VA – Ultra-Lounge Vol. 2: Mambo Fever (1996)

VA - Ultra-Lounge Volume 2: Mambo Fever (1996)
Artist: Various
Album: Ultra-Lounge Vol. 2: Mambo Fever
Label: Capitol Records
Year Of Release: 1996
Quality: FLAC (tracks+.cue)

01. Don Swan & His Orchestra – Hooray For Hollywood (Cha-Cha) (2:35)
02. Jackie Davis – Mañana (Is Soon Enough For Me) (2:33)
03. Jack Constanzo & His Orchestra – Peter Gunn Mambo (2:27)
04. Louis Oliveria And His Bandodalua Boys – Chihuahua (2:18)
05. The John Buzon Trio – I Can’t Believe That You’re In Love With Me (2:22)
06. Dave Barbour – Mambo Jambo (Que Rico El Mambo) (3:01)
07. The Twin Pianos Of Henri Rose & Bobby Stevenson – Cumaná (3:12)
08. Yma Sumac – Taki Rari (1:51)
09. Van Alexander & His Orchestra – Way Down Yonder In New Orleans Mambo (2:26)
10. Don Swan & His Orchestra – El Cumbanchero (Guaracha-Fast Rhumba) (2:02)
11. Chuy Reyes & His Orchestra – Oink, Oink Mambo (3:11)
12. The John Buzon Trio – Diga Diga Doo (2:07)
13. Billy May’s Rico Mambo Orchestra – Hernando’s Hideaway (2:20)
14. Don Swan & His Orchestra – Tico Tico (Samba) (2:31)
15. Jackie Davis – Glow Worm Cha-Cha-Cha (2:24)
16. Yma Sumac – Malambo #1 (2:56)
17. Jack Constanzo & His Orchestra – Can-Can Overture (2:14)
18. Terry Snyder – Oye Negra (2:38)


When Latin bandleaders popularized mambo in the early 1950s, this set many pop and big band acts scrambling to get in on the action.

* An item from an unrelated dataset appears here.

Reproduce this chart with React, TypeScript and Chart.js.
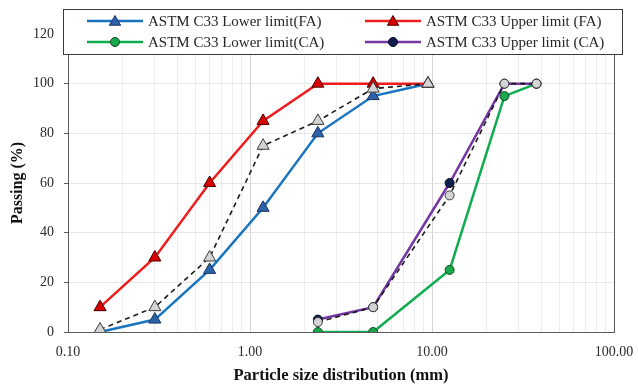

Mambo Fever, part two of Capitol’s Ultra-Lounge series, takes 18 such examples from the vaults, spanning the mid-’50s to the early ’60s. Yma Sumac (an exotica singer, not a bandleader) and Billy May are the only readily recognizable names on this compilation, which is akin to hearing competent, somewhat Whited-out derivations of Perez Prado. There are odd touches like Sumac’s high-frequency warbles, John Buzon’s roller-rink organ runs, and the sheer silliness of Chuy Reyes’ “Oink, Oink Mambo.” But the results are oddly similar, on one level, to hearing some White bands try to play the blues–in comparison to the most genuine article, it’s somewhat sanitized for broader consumption. That’s not to deny its considerable fun (if lightweight) qualities; this usually works up respectable heat, in addition to evoking the slightly kitschy ’50s mentality that is a necessary ingredient of the space age pop revival.